July 20th 1969 is a date which will forever go down in history as one of the most important in human achievement. The whole world was watching as Neil Armstrong became the first man to set foot on the moon. Whilst his name had gone down in history, alongside Buzz Aldrin and Michael Collins, it was a huge team effort to get them there and back on one piece. Nasa estimated that it took more than 400,000 engineers, scientists and technicians to accomplish this feat.

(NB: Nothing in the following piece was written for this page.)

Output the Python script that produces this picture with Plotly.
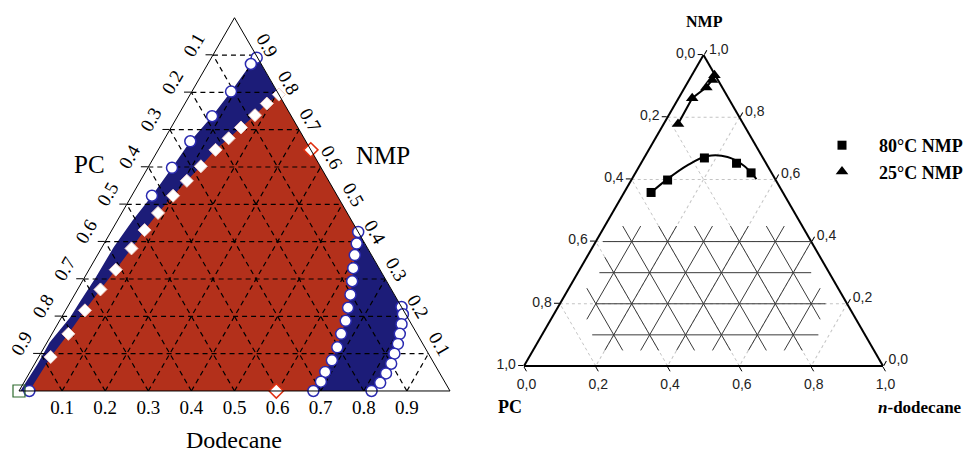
import plotly.graph_objects as go

# ================= LEFT DIAGRAM (a = NMP, b = PC, c = Dodecane) =================
# outer boundary of the blue band on the PC side (top -> bottom)
band_left_a = [0.902, 0.876, 0.802, 0.736, 0.669, 0.598, 0.523, 0.457, 0.386, 0.302, 0.241, 0.197, 0.130, 0.073, 0.0]
band_left_c = [0.098, 0.100, 0.091, 0.080, 0.063, 0.056, 0.047, 0.035, 0.027, 0.026, 0.022, 0.020, 0.006, 0.007, 0.003]

# open circles on the outer PC-side curve
circ_left_a = [0.893, 0.876, 0.802, 0.736, 0.669, 0.598, 0.523, 0.0]
circ_left_c = [0.105, 0.100, 0.091, 0.080, 0.063, 0.056, 0.047, 0.024]

# white diamonds on the inner PC-side curve (bottom -> top)
dia_left_a = [0.0, 0.091, 0.153, 0.216, 0.272, 0.325, 0.382, 0.431, 0.477, 0.523, 0.563, 0.602, 0.646, 0.677, 0.706, 0.739, 0.770, 0.794]
dia_left_c = [0.024, 0.028, 0.038, 0.045, 0.053, 0.062, 0.070, 0.076, 0.084, 0.096, 0.108, 0.121, 0.133, 0.148, 0.162, 0.178, 0.190, 0.206]

# lower end of the red region on the NMP edge
red_edge_a = [0.452]
red_edge_c = [0.548]

# inner dodecane-side curve (top -> bottom)
circ_in_right_a = [0.426, 0.395, 0.364, 0.329, 0.294, 0.258, 0.223, 0.188, 0.153, 0.117, 0.082, 0.051, 0.025, 0.0]
circ_in_right_c = [0.574, 0.586, 0.597, 0.611, 0.626, 0.640, 0.652, 0.664, 0.671, 0.680, 0.685, 0.685, 0.688, 0.683]

# outer dodecane-side curve (top -> bottom)
circ_out_right_a = [0.225, 0.2055, 0.179, 0.153, 0.126, 0.100, 0.073, 0.047, 0.022, 0.0]
circ_out_right_c = [0.775, 0.788, 0.798, 0.807, 0.816, 0.821, 0.827, 0.828, 0.827, 0.818]

# red-outlined diamonds and green square
red_dia_a = [0.646, 0.0]
red_dia_c = [0.354, 0.597]
green_sq_a = [0.0]
green_sq_c = [0.0]

left_tick_vals = [0.1, 0.2, 0.3, 0.4, 0.5, 0.6, 0.7, 0.8, 0.9]
left_tick_text = ["0.9", "0.8", "0.7", "0.6", "0.5", "0.4", "0.3", "0.2", "0.1"]

# ================= RIGHT DIAGRAM =================
sq80_a = [0.558, 0.598, 0.669, 0.652, 0.621]
sq80_c = [0.075, 0.101, 0.168, 0.266, 0.322]
curve80_a = [0.558, 0.601, 0.646, 0.675, 0.672, 0.643, 0.601]
curve80_c = [0.075, 0.099, 0.133, 0.174, 0.231, 0.292, 0.347]
tri25_a = [0.778, 0.861, 0.896, 0.920, 0.935]
tri25_c = [0.040, 0.038, 0.060, 0.064, 0.063]

right_tick_vals = [0.0, 0.2, 0.4, 0.6, 0.8, 1.0]
right_tick_text = ["1,0", "0,8", "0,6", "0,4", "0,2", "0,0"]

# inner tie-line grid: horizontal (constant NMP) segments
hgrid_a = [0.1, 0.2, 0.3, 0.4]
hgrid_c0 = [0.14, 0.10, 0.06, 0.02]
hgrid_c1 = [0.77, 0.74, 0.65, 0.60]
# constant-dodecane segments
cgrid_c = [0.1, 0.2, 0.3, 0.4, 0.5, 0.6, 0.7]
cgrid_a0 = [0.15, 0.05, 0.05, 0.05, 0.05, 0.05, 0.05]
cgrid_a1 = [0.45, 0.45, 0.45, 0.45, 0.45, 0.40, 0.25]
# constant-PC segments
bgrid_b = [0.1, 0.2, 0.3, 0.4, 0.5, 0.6, 0.7]
bgrid_a0 = [0.15, 0.05, 0.05, 0.05, 0.05, 0.05, 0.05]
bgrid_a1 = [0.45, 0.45, 0.45, 0.45, 0.45, 0.35, 0.25]

NAVY = "#1c1c78"
RED = "#b3301b"

fig = go.Figure()


def pts(a, c):
    return dict(a=a, c=c, b=[max(0.0, 1 - x - y) for x, y in zip(a, c)])


# ---- left: blue union region, then red region on top
blue_a = band_left_a + circ_out_right_a[::-1]
blue_c = band_left_c + circ_out_right_c[::-1]
fig.add_trace(go.Scatterternary(**pts(blue_a, blue_c), mode="lines", fill="toself", fillcolor=NAVY,
                                line=dict(width=0, color=NAVY), subplot="ternary",
                                showlegend=False, hoverinfo="skip"))
red_a = dia_left_a + red_edge_a + circ_in_right_a
red_c = dia_left_c + red_edge_c + circ_in_right_c
fig.add_trace(go.Scatterternary(**pts(red_a, red_c), mode="lines", fill="toself", fillcolor=RED,
                                line=dict(width=0, color=RED), subplot="ternary",
                                showlegend=False, hoverinfo="skip"))

# ---- left: dashed grid drawn over the filled regions
la, lb, lc = [], [], []
for v in left_tick_vals:
    la += [v, v, None, 0, 1 - v, None, 0, 1 - v, None]
    lb += [1 - v, 0, None, v, v, None, 1 - v, 0, None]
    lc += [0, 1 - v, None, 1 - v, 0, None, v, v, None]
fig.add_trace(go.Scatterternary(a=la, b=lb, c=lc, mode="lines", connectgaps=False,
                                line=dict(color="black", width=1.2, dash="5px,4px"),
                                subplot="ternary", showlegend=False, hoverinfo="skip"))

circle_marker = dict(symbol="circle", size=11, color="white", line=dict(color="#2a2ab0", width=1.5))
for aa, cc in [(circ_left_a, circ_left_c), (circ_in_right_a, circ_in_right_c), (circ_out_right_a, circ_out_right_c)]:
    fig.add_trace(go.Scatterternary(**pts(aa, cc), mode="markers", marker=circle_marker,
                                    subplot="ternary", showlegend=False, cliponaxis=False))
fig.add_trace(go.Scatterternary(**pts(dia_left_a[1:], dia_left_c[1:]), mode="markers",
                                marker=dict(symbol="diamond", size=10, color="white",
                                            line=dict(color="#f0d0c8", width=1)),
                                subplot="ternary", showlegend=False, cliponaxis=False))
fig.add_trace(go.Scatterternary(**pts(red_dia_a, red_dia_c), mode="markers",
                                marker=dict(symbol="diamond", size=11, color="white",
                                            line=dict(color="#e03010", width=1.5)),
                                subplot="ternary", showlegend=False, cliponaxis=False))
fig.add_trace(go.Scatterternary(**pts(green_sq_a, green_sq_c), mode="markers",
                                marker=dict(symbol="square-open", size=12, color="#2e6b2e",
                                            line=dict(width=1.2)),
                                subplot="ternary", showlegend=False, cliponaxis=False))

# ---- right: inner grid
ga, gc = [], []
for a, c0, c1 in zip(hgrid_a, hgrid_c0, hgrid_c1):
    ga += [a, a, None]
    gc += [c0, c1, None]
for c, a0, a1 in zip(cgrid_c, cgrid_a0, cgrid_a1):
    ga += [a0, a1, None]
    gc += [c, c, None]
for b, a0, a1 in zip(bgrid_b, bgrid_a0, bgrid_a1):
    ga += [a0, a1, None]
    gc += [1 - b - a0, 1 - b - a1, None]
gb = [None if x is None else 1 - x - y for x, y in zip(ga, gc)]
fig.add_trace(go.Scatterternary(a=ga, b=gb, c=gc, mode="lines", connectgaps=False,
                                line=dict(color="#3a3a3a", width=1), subplot="ternary2",
                                showlegend=False, hoverinfo="skip"))

fig.add_trace(go.Scatterternary(**pts(curve80_a, curve80_c), mode="lines",
                                line=dict(color="black", width=2, shape="spline"),
                                subplot="ternary2", showlegend=False))
fig.add_trace(go.Scatterternary(**pts(tri25_a, tri25_c), mode="lines",
                                line=dict(color="black", width=2),
                                subplot="ternary2", showlegend=False))
fig.add_trace(go.Scatterternary(**pts(sq80_a, sq80_c), mode="markers", name="80°C NMP",
                                marker=dict(symbol="square", size=9, color="black"),
                                subplot="ternary2", cliponaxis=False))
fig.add_trace(go.Scatterternary(**pts(tri25_a, tri25_c), mode="markers", name="25°C NMP",
                                marker=dict(symbol="triangle-up", size=11, color="black"),
                                subplot="ternary2", cliponaxis=False))

SERIF = "Liberation Serif"
left_axis = dict(tickvals=left_tick_vals, ticktext=left_tick_text, showgrid=False,
                 linecolor="black", linewidth=1, layer="above traces",
                 tickfont=dict(family=SERIF, size=19, color="black"), title=dict(text=""))
right_axis = dict(tickvals=right_tick_vals, ticktext=right_tick_text, showgrid=True,
                  gridcolor="#c4c4c4", griddash="dot", gridwidth=1,
                  linecolor="black", linewidth=2, ticks="outside", ticklen=5,
                  tickcolor="black", layer="below traces",
                  tickfont=dict(family="Liberation Sans", size=14, color="#222"),
                  title=dict(text=""))

W, H = 972, 452


def note(text, x, y, size):
    return dict(text=text, x=x / W, y=1 - y / H, xref="paper", yref="paper", showarrow=False,
                xanchor="center", yanchor="middle",
                font=dict(family=SERIF, size=size, color="black"))


fig.update_layout(
    width=W, height=H, margin=dict(l=0, r=0, t=0, b=0),
    paper_bgcolor="white", plot_bgcolor="white",
    ternary=dict(domain=dict(x=[19 / W, 450 / W], y=[1 - 391 / H, 1 - 17.7 / H]), sum=1,
                 bgcolor="white",
                 aaxis=dict(left_axis, tickangle=-60, ticks="outside", ticklen=7, tickcolor="black"),
                 baxis=dict(left_axis, tickangle=0),
                 caxis=dict(left_axis, tickangle=60)),
    ternary2=dict(domain=dict(x=[524 / W, 883 / W], y=[1 - 366 / H, 1 - 55 / H]), sum=1,
                  bgcolor="white",
                  aaxis=dict(right_axis), baxis=dict(right_axis), caxis=dict(right_axis)),
    legend=dict(x=805 / W, y=1 - 127 / H, xanchor="left", yanchor="top", itemwidth=64,
                font=dict(family=SERIF, size=18, color="black", weight="bold"),
                bgcolor="rgba(0,0,0,0)"),
    annotations=[
        note("PC", 89, 165, 25),
        note("NMP", 383, 155, 25),
        note("Dodecane", 234, 440, 24),
        note("<b>NMP</b>", 704, 21, 16),
        note("<b>PC</b>", 510, 407, 18),
        note("<b><i>n</i>-dodecane</b>", 920, 407, 17),
    ],
)

fig.write_html("out.html")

Whilst those grainy TV pictures are embedded in our shared consciousness, there is a wealth of outstanding footage out there in the Nasa and National Records archives which hasn’t been seen. Todd Douglas Miller latest film, Apollo 11, sifts through a treasure trove of newly discovered 70mm footage and over 11,000 hours of uncatalogued audio recordings. With the help of film editor Stephen Slater, he has constructed a compelling story of the lunar landings.

Apollo 11 is a beautiful and meticulously constructed documentary which brings one of the most famous events in human history to life. Using just historic recordings and archive footage, Miller and his team have created a compelling and exhilarating piece of cinema. Despite being a matter of record, Apollo 11 melds a soaring musical score, split-screen techniques and jaw-dropping footage to produce what feels at times like a thriller.  

Apollo 11 is out in cinemas from 28 June.